- Supplied data

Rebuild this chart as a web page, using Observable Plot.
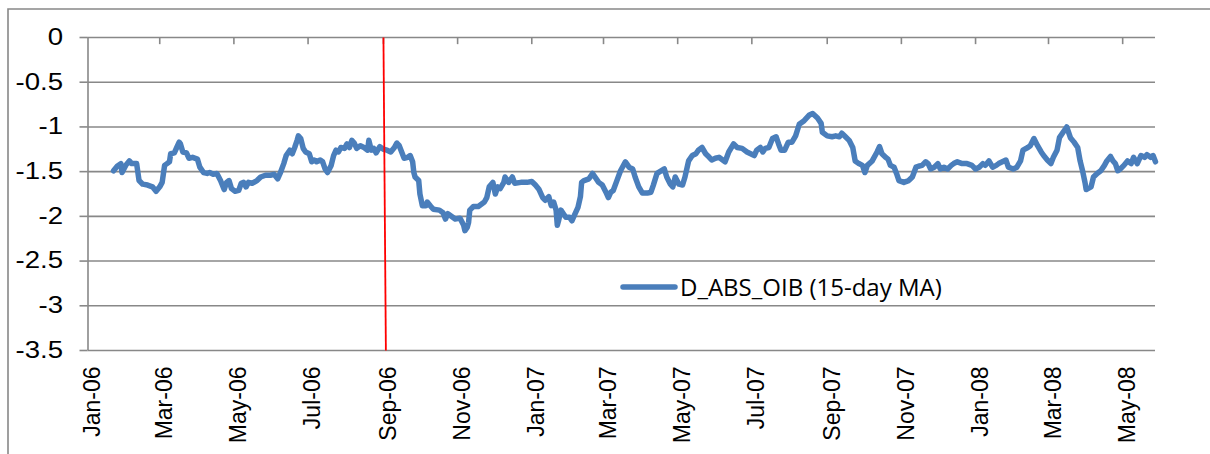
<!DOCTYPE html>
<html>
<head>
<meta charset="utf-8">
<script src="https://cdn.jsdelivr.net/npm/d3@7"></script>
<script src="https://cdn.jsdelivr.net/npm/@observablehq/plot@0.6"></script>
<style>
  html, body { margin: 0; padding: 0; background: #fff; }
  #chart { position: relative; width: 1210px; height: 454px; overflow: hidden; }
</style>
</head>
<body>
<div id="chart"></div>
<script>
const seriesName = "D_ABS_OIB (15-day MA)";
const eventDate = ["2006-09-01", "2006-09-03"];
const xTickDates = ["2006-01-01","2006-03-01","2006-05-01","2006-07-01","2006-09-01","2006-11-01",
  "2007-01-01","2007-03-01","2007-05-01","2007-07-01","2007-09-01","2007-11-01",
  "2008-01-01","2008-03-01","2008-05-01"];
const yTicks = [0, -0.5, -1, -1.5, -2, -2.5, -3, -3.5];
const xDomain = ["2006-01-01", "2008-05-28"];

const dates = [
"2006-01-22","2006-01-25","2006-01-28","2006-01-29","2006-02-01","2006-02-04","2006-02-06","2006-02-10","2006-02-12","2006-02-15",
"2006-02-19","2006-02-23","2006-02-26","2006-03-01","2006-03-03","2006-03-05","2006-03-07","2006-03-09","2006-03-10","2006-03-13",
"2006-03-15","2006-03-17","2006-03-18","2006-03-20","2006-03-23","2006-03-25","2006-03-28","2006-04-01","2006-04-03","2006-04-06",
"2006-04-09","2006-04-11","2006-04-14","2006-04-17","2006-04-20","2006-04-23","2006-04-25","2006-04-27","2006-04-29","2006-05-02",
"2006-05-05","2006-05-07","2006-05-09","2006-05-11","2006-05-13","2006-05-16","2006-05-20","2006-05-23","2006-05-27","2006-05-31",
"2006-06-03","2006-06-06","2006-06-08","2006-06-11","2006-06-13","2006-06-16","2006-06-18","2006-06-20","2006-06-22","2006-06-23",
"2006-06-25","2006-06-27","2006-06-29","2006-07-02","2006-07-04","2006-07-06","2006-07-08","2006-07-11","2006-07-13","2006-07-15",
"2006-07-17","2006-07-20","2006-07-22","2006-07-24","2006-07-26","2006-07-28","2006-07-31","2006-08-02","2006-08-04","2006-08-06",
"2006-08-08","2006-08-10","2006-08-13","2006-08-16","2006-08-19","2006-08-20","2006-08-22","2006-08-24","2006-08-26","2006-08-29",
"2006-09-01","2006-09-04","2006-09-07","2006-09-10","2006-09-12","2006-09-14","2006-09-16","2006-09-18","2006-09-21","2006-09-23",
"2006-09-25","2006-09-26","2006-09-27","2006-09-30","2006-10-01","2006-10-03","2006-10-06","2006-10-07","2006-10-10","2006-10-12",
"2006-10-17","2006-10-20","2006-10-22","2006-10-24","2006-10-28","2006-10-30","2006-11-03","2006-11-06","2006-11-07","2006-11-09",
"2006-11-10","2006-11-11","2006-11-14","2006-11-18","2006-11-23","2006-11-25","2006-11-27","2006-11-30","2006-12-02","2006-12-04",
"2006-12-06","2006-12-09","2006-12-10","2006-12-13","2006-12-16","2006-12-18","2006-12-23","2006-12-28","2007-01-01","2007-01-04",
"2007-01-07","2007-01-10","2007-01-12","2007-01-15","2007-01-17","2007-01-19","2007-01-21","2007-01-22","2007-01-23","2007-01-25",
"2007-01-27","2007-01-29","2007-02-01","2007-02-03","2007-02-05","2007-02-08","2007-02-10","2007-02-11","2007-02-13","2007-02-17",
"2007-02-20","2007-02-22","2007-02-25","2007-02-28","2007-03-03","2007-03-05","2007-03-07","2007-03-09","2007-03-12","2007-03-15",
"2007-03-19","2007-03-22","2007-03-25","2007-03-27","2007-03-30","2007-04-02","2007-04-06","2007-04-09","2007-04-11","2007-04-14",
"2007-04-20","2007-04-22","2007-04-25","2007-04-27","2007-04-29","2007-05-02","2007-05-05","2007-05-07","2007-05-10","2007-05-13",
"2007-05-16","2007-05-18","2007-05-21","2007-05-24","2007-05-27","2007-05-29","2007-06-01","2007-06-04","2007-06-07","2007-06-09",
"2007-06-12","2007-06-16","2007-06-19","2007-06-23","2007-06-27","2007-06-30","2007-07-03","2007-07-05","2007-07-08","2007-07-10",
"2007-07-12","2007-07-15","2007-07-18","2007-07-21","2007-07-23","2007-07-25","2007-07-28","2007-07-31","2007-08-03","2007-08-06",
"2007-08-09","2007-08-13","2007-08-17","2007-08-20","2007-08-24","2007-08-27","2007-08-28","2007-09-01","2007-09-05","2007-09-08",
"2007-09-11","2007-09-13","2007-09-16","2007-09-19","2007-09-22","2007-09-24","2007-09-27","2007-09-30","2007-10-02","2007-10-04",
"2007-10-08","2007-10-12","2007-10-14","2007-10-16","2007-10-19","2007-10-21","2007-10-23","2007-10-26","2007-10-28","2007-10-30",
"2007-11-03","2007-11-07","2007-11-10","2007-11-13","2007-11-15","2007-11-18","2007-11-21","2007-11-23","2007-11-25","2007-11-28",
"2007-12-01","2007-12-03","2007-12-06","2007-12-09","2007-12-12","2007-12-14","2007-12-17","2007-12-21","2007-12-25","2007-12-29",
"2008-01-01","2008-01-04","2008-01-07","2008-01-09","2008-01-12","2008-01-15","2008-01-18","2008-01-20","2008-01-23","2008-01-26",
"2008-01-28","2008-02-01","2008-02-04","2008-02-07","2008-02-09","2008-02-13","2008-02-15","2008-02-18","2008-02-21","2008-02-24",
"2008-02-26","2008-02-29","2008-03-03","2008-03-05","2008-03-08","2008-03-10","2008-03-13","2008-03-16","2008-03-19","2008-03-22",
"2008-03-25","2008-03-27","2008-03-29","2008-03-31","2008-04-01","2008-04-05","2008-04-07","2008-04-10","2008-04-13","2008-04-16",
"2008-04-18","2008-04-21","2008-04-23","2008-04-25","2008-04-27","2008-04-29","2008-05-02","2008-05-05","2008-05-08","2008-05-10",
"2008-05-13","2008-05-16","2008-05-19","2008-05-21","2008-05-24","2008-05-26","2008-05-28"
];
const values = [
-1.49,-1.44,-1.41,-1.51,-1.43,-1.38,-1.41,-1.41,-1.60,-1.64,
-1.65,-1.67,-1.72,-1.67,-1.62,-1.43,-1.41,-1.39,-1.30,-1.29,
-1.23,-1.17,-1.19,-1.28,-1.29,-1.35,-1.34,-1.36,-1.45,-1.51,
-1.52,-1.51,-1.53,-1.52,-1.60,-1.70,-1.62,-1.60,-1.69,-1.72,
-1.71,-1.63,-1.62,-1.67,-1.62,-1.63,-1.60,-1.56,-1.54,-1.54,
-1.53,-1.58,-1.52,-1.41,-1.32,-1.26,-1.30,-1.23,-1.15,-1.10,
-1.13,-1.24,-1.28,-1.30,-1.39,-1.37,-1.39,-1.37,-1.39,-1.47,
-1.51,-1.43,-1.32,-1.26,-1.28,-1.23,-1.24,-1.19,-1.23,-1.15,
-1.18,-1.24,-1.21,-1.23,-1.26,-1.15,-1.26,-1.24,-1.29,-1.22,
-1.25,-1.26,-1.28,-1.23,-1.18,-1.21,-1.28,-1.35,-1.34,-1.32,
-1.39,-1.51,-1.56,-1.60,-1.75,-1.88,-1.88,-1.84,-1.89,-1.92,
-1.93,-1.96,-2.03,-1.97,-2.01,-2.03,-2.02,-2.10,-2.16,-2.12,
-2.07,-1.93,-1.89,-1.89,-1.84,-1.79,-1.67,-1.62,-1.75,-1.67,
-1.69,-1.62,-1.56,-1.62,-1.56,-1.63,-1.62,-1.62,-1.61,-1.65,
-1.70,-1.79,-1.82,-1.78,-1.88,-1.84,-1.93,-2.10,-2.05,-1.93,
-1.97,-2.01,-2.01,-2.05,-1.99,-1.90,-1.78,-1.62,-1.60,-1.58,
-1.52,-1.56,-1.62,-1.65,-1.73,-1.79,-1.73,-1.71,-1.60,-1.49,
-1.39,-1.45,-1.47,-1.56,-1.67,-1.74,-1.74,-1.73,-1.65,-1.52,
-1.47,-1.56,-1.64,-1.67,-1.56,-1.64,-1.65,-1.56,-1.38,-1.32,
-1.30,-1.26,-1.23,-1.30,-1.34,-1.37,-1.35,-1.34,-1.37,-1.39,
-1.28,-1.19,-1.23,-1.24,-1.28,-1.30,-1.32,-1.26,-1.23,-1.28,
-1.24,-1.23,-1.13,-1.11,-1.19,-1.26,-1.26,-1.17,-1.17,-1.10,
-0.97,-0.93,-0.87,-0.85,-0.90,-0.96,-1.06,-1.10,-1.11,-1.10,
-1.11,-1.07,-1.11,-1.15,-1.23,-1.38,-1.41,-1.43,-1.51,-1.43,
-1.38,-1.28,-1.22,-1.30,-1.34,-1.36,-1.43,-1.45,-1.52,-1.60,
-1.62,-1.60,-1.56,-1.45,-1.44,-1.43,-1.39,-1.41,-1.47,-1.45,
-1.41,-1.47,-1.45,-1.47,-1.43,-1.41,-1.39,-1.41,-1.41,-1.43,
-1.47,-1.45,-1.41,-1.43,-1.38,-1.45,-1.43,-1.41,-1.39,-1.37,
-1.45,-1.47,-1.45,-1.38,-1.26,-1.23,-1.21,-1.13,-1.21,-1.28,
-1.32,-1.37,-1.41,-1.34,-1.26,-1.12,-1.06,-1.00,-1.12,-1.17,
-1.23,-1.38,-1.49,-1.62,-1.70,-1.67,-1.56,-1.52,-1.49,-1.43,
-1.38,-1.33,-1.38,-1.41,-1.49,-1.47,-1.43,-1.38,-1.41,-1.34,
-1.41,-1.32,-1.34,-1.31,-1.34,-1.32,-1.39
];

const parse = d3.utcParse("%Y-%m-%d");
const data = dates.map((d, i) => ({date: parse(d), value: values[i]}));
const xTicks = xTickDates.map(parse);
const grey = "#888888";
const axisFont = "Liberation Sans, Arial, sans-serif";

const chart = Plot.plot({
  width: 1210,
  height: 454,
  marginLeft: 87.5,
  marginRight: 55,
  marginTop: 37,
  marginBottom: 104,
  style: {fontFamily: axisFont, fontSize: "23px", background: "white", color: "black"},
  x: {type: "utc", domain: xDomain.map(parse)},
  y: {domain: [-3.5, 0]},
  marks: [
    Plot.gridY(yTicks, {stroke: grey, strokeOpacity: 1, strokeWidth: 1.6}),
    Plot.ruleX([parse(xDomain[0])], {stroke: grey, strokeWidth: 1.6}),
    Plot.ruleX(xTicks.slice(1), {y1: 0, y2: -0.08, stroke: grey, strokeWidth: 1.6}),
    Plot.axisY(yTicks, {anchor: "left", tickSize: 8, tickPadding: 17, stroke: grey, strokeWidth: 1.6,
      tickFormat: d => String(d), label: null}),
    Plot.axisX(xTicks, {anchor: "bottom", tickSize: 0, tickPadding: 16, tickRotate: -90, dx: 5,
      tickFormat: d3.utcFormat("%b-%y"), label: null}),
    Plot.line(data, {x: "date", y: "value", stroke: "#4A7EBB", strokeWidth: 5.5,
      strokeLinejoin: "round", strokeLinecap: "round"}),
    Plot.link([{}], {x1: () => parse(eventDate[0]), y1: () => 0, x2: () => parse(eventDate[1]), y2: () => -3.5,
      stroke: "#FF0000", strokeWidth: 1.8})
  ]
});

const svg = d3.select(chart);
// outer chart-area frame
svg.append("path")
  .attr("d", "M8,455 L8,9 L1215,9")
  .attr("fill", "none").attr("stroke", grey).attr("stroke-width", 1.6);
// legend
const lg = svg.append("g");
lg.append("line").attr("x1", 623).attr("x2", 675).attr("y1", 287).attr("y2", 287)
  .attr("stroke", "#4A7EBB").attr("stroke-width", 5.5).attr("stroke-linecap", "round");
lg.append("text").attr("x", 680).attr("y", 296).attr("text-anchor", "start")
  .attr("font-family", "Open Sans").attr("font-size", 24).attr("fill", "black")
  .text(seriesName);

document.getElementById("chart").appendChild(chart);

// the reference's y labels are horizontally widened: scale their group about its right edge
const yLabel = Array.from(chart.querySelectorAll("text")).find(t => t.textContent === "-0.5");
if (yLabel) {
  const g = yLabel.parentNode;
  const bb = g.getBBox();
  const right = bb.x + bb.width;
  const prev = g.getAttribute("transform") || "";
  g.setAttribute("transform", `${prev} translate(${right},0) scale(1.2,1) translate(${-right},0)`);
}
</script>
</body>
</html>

- The task
In the listing, find every line containing the word "chart" and list it.

- Written answer
Rebuild this chart as a web page, using Observable Plot.
  #chart { position: relative; width: 1210px; height: 454px; overflow: hidden; }
<div id="chart"></div>
const chart = Plot.plot({
const svg = d3.select(chart);
// outer chart-area frame
document.getElementById("chart").appendChild(chart);
const yLabel = Array.from(chart.querySelectorAll("text")).find(t => t.textContent === "-0.5");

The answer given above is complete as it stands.